Dataset excerpt:
* start *

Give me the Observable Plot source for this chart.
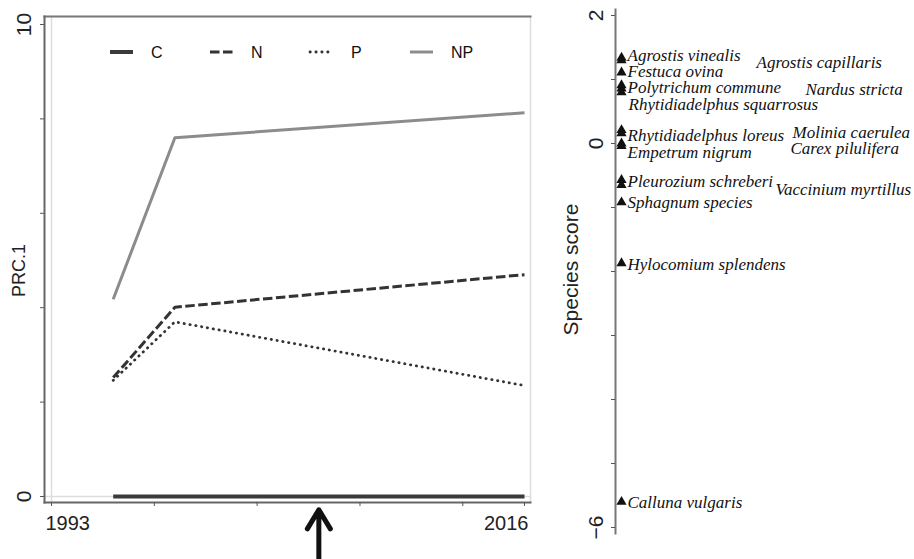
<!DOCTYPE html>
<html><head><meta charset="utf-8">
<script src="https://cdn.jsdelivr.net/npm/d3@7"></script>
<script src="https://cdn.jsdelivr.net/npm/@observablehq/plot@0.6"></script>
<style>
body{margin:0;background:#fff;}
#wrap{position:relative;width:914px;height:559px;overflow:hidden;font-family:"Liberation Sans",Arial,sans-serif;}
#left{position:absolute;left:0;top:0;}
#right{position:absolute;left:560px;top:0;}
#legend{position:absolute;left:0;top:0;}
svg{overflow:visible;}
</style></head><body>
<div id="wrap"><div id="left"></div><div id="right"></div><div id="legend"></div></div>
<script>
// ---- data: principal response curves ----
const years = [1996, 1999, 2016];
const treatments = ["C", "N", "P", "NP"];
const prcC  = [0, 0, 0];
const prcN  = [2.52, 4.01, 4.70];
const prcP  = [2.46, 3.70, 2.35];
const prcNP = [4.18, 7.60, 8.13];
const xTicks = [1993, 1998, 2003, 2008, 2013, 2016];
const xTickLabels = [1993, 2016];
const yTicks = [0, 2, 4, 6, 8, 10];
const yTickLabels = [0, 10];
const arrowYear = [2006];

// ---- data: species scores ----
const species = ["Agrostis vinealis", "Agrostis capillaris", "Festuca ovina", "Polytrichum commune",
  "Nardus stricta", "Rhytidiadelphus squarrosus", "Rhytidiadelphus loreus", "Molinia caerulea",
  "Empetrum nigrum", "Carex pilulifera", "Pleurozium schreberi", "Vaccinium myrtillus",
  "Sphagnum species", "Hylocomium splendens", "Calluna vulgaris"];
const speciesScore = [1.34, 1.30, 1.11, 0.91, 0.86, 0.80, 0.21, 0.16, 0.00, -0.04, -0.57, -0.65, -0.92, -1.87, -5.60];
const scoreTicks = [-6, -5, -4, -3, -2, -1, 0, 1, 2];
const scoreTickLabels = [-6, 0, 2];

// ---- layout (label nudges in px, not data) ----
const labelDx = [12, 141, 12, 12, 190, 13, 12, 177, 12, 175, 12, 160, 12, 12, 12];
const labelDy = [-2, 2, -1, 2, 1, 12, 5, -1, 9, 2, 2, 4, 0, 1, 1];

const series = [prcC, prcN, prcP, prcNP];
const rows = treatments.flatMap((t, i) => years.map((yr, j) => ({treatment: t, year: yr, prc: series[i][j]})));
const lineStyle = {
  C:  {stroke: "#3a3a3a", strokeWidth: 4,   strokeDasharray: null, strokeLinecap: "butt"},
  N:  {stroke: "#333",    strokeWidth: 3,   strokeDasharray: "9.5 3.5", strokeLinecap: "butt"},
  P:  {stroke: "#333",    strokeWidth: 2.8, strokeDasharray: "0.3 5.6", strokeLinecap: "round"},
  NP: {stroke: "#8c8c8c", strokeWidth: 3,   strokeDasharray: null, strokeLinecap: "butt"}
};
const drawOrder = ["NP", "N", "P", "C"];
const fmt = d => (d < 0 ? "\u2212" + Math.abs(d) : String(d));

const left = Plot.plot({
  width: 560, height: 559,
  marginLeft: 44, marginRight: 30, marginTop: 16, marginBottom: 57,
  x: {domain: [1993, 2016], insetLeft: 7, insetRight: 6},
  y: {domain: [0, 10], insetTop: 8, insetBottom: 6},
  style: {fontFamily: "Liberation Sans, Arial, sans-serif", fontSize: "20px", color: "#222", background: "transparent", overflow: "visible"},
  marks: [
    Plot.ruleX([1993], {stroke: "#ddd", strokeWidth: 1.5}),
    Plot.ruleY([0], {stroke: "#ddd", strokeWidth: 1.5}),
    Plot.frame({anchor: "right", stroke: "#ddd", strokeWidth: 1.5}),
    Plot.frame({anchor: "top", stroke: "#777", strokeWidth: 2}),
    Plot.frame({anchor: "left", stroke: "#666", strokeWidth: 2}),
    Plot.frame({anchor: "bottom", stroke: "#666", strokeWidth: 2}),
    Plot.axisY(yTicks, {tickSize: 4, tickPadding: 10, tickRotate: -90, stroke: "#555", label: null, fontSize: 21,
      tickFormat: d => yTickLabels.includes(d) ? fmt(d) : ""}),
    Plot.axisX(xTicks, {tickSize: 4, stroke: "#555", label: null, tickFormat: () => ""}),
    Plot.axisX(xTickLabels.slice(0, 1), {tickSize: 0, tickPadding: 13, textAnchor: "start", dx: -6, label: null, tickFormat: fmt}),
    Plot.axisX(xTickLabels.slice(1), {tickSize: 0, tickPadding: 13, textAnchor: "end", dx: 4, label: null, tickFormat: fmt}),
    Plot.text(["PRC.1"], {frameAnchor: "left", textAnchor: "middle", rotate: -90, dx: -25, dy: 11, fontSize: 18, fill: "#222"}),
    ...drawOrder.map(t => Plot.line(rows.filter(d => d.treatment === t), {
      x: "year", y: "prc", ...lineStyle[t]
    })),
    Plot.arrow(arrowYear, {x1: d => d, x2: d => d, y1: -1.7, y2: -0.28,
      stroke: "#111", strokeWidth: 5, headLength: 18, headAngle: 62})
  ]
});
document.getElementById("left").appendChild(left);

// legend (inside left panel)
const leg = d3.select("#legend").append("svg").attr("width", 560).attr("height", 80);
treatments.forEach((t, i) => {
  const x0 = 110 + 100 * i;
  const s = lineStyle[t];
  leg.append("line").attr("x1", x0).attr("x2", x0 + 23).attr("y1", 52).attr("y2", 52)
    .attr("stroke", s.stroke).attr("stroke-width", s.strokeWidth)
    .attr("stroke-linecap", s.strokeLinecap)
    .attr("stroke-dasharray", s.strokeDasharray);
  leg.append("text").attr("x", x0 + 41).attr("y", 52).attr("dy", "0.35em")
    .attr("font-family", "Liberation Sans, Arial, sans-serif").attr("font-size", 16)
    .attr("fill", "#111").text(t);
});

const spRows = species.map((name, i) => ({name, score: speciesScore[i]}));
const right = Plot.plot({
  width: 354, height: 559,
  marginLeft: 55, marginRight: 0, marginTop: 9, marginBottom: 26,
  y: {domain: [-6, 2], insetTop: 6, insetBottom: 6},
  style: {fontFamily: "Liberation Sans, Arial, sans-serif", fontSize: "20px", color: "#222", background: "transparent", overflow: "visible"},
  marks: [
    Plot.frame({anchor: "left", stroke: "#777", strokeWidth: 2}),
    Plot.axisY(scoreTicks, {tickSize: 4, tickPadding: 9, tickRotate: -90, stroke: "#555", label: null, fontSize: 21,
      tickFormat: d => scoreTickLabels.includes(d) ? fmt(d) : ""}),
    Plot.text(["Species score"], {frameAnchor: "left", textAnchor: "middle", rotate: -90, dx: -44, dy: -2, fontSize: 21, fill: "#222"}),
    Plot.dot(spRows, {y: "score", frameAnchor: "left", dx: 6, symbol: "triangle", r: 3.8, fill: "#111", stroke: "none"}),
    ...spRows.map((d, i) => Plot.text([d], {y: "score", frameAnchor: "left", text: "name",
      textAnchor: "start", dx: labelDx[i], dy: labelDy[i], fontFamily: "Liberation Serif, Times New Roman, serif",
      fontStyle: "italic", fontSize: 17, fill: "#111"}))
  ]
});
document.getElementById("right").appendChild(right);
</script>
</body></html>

* end *

Written exercise: Quote every line word for word and keep the images out of the copy.

Answer to this exercise:
Give me the Observable Plot source for this chart.
<!DOCTYPE html>
<html><head><meta charset="utf-8">
<script src="https://cdn.jsdelivr.net/npm/d3@7"></script>
<script src="https://cdn.jsdelivr.net/npm/@observablehq/plot@0.6"></script>
<style>
body{margin:0;background:#fff;}
#wrap{position:relative;width:914px;height:559px;overflow:hidden;font-family:"Liberation Sans",Arial,sans-serif;}
#left{position:absolute;left:0;top:0;}
#right{position:absolute;left:560px;top:0;}
#legend{position:absolute;left:0;top:0;}
svg{overflow:visible;}
</style></head><body>
<div id="wrap"><div id="left"></div><div id="right"></div><div id="legend"></div></div>
<script>
// ---- data: principal response curves ----
const years = [1996, 1999, 2016];
const treatments = ["C", "N", "P", "NP"];
const prcC  = [0, 0, 0];
const prcN  = [2.52, 4.01, 4.70];
const prcP  = [2.46, 3.70, 2.35];
const prcNP = [4.18, 7.60, 8.13];
const xTicks = [1993, 1998, 2003, 2008, 2013, 2016];
const xTickLabels = [1993, 2016];
const yTicks = [0, 2, 4, 6, 8, 10];
const yTickLabels = [0, 10];
const arrowYear = [2006];

// ---- data: species scores ----
const species = ["Agrostis vinealis", "Agrostis capillaris", "Festuca ovina", "Polytrichum commune",
  "Nardus stricta", "Rhytidiadelphus squarrosus", "Rhytidiadelphus loreus", "Molinia caerulea",
  "Empetrum nigrum", "Carex pilulifera", "Pleurozium schreberi", "Vaccinium myrtillus",
  "Sphagnum species", "Hylocomium splendens", "Calluna vulgaris"];
const speciesScore = [1.34, 1.30, 1.11, 0.91, 0.86, 0.80, 0.21, 0.16, 0.00, -0.04, -0.57, -0.65, -0.92, -1.87, -5.60];
const scoreTicks = [-6, -5, -4, -3, -2, -1, 0, 1, 2];
const scoreTickLabels = [-6, 0, 2];

// ---- layout (label nudges in px, not data) ----
const labelDx = [12, 141, 12, 12, 190, 13, 12, 177, 12, 175, 12, 160, 12, 12, 12];
const labelDy = [-2, 2, -1, 2, 1, 12, 5, -1, 9, 2, 2, 4, 0, 1, 1];

const series = [prcC, prcN, prcP, prcNP];
const rows = treatments.flatMap((t, i) => years.map((yr, j) => ({treatment: t, year: yr, prc: series[i][j]})));
const lineStyle = {
  C:  {stroke: "#3a3a3a", strokeWidth: 4,   strokeDasharray: null, strokeLinecap: "butt"},
  N:  {stroke: "#333",    strokeWidth: 3,   strokeDasharray: "9.5 3.5", strokeLinecap: "butt"},
  P:  {stroke: "#333",    strokeWidth: 2.8, strokeDasharray: "0.3 5.6", strokeLinecap: "round"},
  NP: {stroke: "#8c8c8c", strokeWidth: 3,   strokeDasharray: null, strokeLinecap: "butt"}
};
const drawOrder = ["NP", "N", "P", "C"];
const fmt = d => (d < 0 ? "\u2212" + Math.abs(d) : String(d));

const left = Plot.plot({
  width: 560, height: 559,
  marginLeft: 44, marginRight: 30, marginTop: 16, marginBottom: 57,
  x: {domain: [1993, 2016], insetLeft: 7, insetRight: 6},
  y: {domain: [0, 10], insetTop: 8, insetBottom: 6},
  style: {fontFamily: "Liberation Sans, Arial, sans-serif", fontSize: "20px", color: "#222", background: "transparent", overflow: "visible"},
  marks: [
    Plot.ruleX([1993], {stroke: "#ddd", strokeWidth: 1.5}),
    Plot.ruleY([0], {stroke: "#ddd", strokeWidth: 1.5}),
    Plot.frame({anchor: "right", stroke: "#ddd", strokeWidth: 1.5}),
    Plot.frame({anchor: "top", stroke: "#777", strokeWidth: 2}),
    Plot.frame({anchor: "left", stroke: "#666", strokeWidth: 2}),
    Plot.frame({anchor: "bottom", stroke: "#666", strokeWidth: 2}),
    Plot.axisY(yTicks, {tickSize: 4, tickPadding: 10, tickRotate: -90, stroke: "#555", label: null, fontSize: 21,
      tickFormat: d => yTickLabels.includes(d) ? fmt(d) : ""}),
    Plot.axisX(xTicks, {tickSize: 4, stroke: "#555", label: null, tickFormat: () => ""}),
    Plot.axisX(xTickLabels.slice(0, 1), {tickSize: 0, tickPadding: 13, textAnchor: "start", dx: -6, label: null, tickFormat: fmt}),
    Plot.axisX(xTickLabels.slice(1), {tickSize: 0, tickPadding: 13, textAnchor: "end", dx: 4, label: null, tickFormat: fmt}),
    Plot.text(["PRC.1"], {frameAnchor: "left", textAnchor: "middle", rotate: -90, dx: -25, dy: 11, fontSize: 18, fill: "#222"}),
    ...drawOrder.map(t => Plot.line(rows.filter(d => d.treatment === t), {
      x: "year", y: "prc", ...lineStyle[t]
    })),
    Plot.arrow(arrowYear, {x1: d => d, x2: d => d, y1: -1.7, y2: -0.28,
      stroke: "#111", strokeWidth: 5, headLength: 18, headAngle: 62})
  ]
});
document.getElementById("left").appendChild(left);

// legend (inside left panel)
const leg = d3.select("#legend").append("svg").attr("width", 560).attr("height", 80);
treatments.forEach((t, i) => {
  const x0 = 110 + 100 * i;
  const s = lineStyle[t];
  leg.append("line").attr("x1", x0).attr("x2", x0 + 23).attr("y1", 52).attr("y2", 52)
    .attr("stroke", s.stroke).attr("stroke-width", s.strokeWidth)
    .attr("stroke-linecap", s.strokeLinecap)
    .attr("stroke-dasharray", s.strokeDasharray);
  leg.append("text").attr("x", x0 + 41).attr("y", 52).attr("dy", "0.35em")
    .attr("font-family", "Liberation Sans, Arial, sans-serif").attr("font-size", 16)
    .attr("fill", "#111").text(t);
});

const spRows = species.map((name, i) => ({name, score: speciesScore[i]}));
const right = Plot.plot({
  width: 354, height: 559,
  marginLeft: 55, marginRight: 0, marginTop: 9, marginBottom: 26,
  y: {domain: [-6, 2], insetTop: 6, insetBottom: 6},
  style: {fontFamily: "Liberation Sans, Arial, sans-serif", fontSize: "20px", color: "#222", background: "transparent", overflow: "visible"},
  marks: [
    Plot.frame({anchor: "left", stroke: "#777", strokeWidth: 2}),
    Plot.axisY(scoreTicks, {tickSize: 4, tickPadding: 9, tickRotate: -90, stroke: "#555", label: null, fontSize: 21,
      tickFormat: d => scoreTickLabels.includes(d) ? fmt(d) : ""}),
    Plot.text(["Species score"], {frameAnchor: "left", textAnchor: "middle", rotate: -90, dx: -44, dy: -2, fontSize: 21, fill: "#222"}),
    Plot.dot(spRows, {y: "score", frameAnchor: "left", dx: 6, symbol: "triangle", r: 3.8, fill: "#111", stroke: "none"}),
    ...spRows.map((d, i) => Plot.text([d], {y: "score", frameAnchor: "left", text: "name",
      textAnchor: "start", dx: labelDx[i], dy: labelDy[i], fontFamily: "Liberation Serif, Times New Roman, serif",
      fontStyle: "italic", fontSize: 17, fill: "#111"}))
  ]
});
document.getElementById("right").appendChild(right);
</script>
</body></html>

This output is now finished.